* BEGIN *
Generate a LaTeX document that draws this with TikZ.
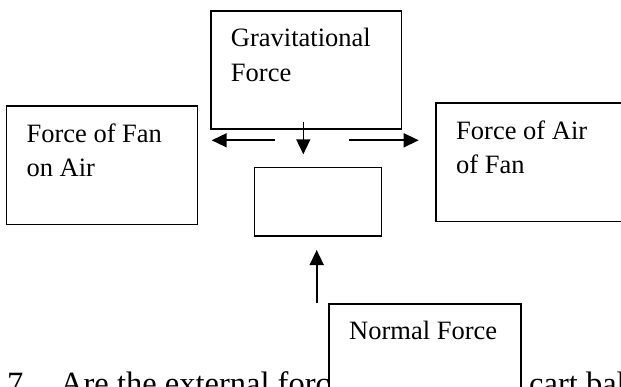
\documentclass[tikz,border=0pt]{standalone}
\usepackage{fontspec}
\setmainfont{Liberation Serif}
\usetikzlibrary{arrows.meta,positioning}

\begin{document}
\begin{tikzpicture}[x=1pt, y=1pt, line cap=butt,
  panel/.style={draw, line width=1.6pt, inner sep=0pt, outer sep=0pt, fill=white},
  paneltext/.style={anchor=north west, inner sep=0pt, align=left,
    font=\fontsize{26.5}{34.5}\selectfont},
  question/.style={anchor=base west, inner sep=0pt, font=\fontsize{32.5}{39}\selectfont},
  pull/.style={line width=1.6pt, -{Triangle[length=15pt, width=14pt]}}]
  \useasboundingbox (0,0) rectangle (621,386);
  \clip (0,0) rectangle (621,386);

  % Question line (partly hidden by the normal force box)
  \node[question] (qnum) at (7,-8) {7.};
  \node[question] (qtext) at (60,-8) {Are the external forces};
  \node[question] (qend) at (529,-8) {cart balanced?};

  % Boxes
  \node[panel, minimum width=190.9pt, minimum height=118.3pt] (grav) at (306.2,316.1) {};
  \node[panel, minimum width=191.3pt, minimum height=118.3pt] (fanair) at (102,220.8) {};
  \node[panel, minimum width=191pt, minimum height=118.4pt] (airfan) at (531.5,223.5) {};
  \node[panel, minimum width=126.7pt, minimum height=68.3pt] (cart) at (318,184.2) {};
  \node[panel, minimum width=192pt, minimum height=118pt] (normal) at (425,23) {};

  % Labels
  \node[paneltext, below right=17.2pt and 20pt of grav.north west] (gravtext) {Gravitational\\Force};
  \node[paneltext, below right=17.2pt and 20pt of fanair.north west] (fanairtext) {Force of Fan\\on Air};
  \node[paneltext, below right=17.2pt and 20pt of airfan.north west] (airfantext) {Force of Air\\of Fan};
  \node[paneltext, below right=17.2pt and 20pt of normal.north west] (normaltext) {Normal Force};

  % Arrow ends
  \coordinate (lefttail) at (275,245.7);
  \coordinate (lefttip) at (211.7,245.7);
  \coordinate (downtail) at (303.3,264.3);
  \coordinate (downtip) at (303.3,231.7);
  \coordinate (righttail) at (349.3,245.7);
  \coordinate (righttip) at (418.7,245.7);
  \coordinate (uptail) at (316.7,82.7);
  \coordinate (uptip) at (316.7,136);

  % Forces
  \draw[pull] (lefttail) -- (lefttip);
  \draw[pull] (downtail) -- (downtip);
  \draw[pull] (righttail) -- (righttip);
  \draw[pull] (uptail) -- (uptip);
\end{tikzpicture}
\end{document}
* END *
Copy the material exactly. Do not include the pictures.

▶ **Answer**:
Generate a LaTeX document that draws this with TikZ.
\documentclass[tikz,border=0pt]{standalone}
\usepackage{fontspec}
\setmainfont{Liberation Serif}
\usetikzlibrary{arrows.meta,positioning}

\begin{document}
\begin{tikzpicture}[x=1pt, y=1pt, line cap=butt,
  panel/.style={draw, line width=1.6pt, inner sep=0pt, outer sep=0pt, fill=white},
  paneltext/.style={anchor=north west, inner sep=0pt, align=left,
    font=\fontsize{26.5}{34.5}\selectfont},
  question/.style={anchor=base west, inner sep=0pt, font=\fontsize{32.5}{39}\selectfont},
  pull/.style={line width=1.6pt, -{Triangle[length=15pt, width=14pt]}}]
  \useasboundingbox (0,0) rectangle (621,386);
  \clip (0,0) rectangle (621,386);

  % Question line (partly hidden by the normal force box)
  \node[question] (qnum) at (7,-8) {7.};
  \node[question] (qtext) at (60,-8) {Are the external forces};
  \node[question] (qend) at (529,-8) {cart balanced?};

  % Boxes
  \node[panel, minimum width=190.9pt, minimum height=118.3pt] (grav) at (306.2,316.1) {};
  \node[panel, minimum width=191.3pt, minimum height=118.3pt] (fanair) at (102,220.8) {};
  \node[panel, minimum width=191pt, minimum height=118.4pt] (airfan) at (531.5,223.5) {};
  \node[panel, minimum width=126.7pt, minimum height=68.3pt] (cart) at (318,184.2) {};
  \node[panel, minimum width=192pt, minimum height=118pt] (normal) at (425,23) {};

  % Labels
  \node[paneltext, below right=17.2pt and 20pt of grav.north west] (gravtext) {Gravitational\\Force};
  \node[paneltext, below right=17.2pt and 20pt of fanair.north west] (fanairtext) {Force of Fan\\on Air};
  \node[paneltext, below right=17.2pt and 20pt of airfan.north west] (airfantext) {Force of Air\\of Fan};
  \node[paneltext, below right=17.2pt and 20pt of normal.north west] (normaltext) {Normal Force};

  % Arrow ends
  \coordinate (lefttail) at (275,245.7);
  \coordinate (lefttip) at (211.7,245.7);
  \coordinate (downtail) at (303.3,264.3);
  \coordinate (downtip) at (303.3,231.7);
  \coordinate (righttail) at (349.3,245.7);
  \coordinate (righttip) at (418.7,245.7);
  \coordinate (uptail) at (316.7,82.7);
  \coordinate (uptip) at (316.7,136);

  % Forces
  \draw[pull] (lefttail) -- (lefttip);
  \draw[pull] (downtail) -- (downtip);
  \draw[pull] (righttail) -- (righttip);
  \draw[pull] (uptail) -- (uptip);
\end{tikzpicture}
\end{document}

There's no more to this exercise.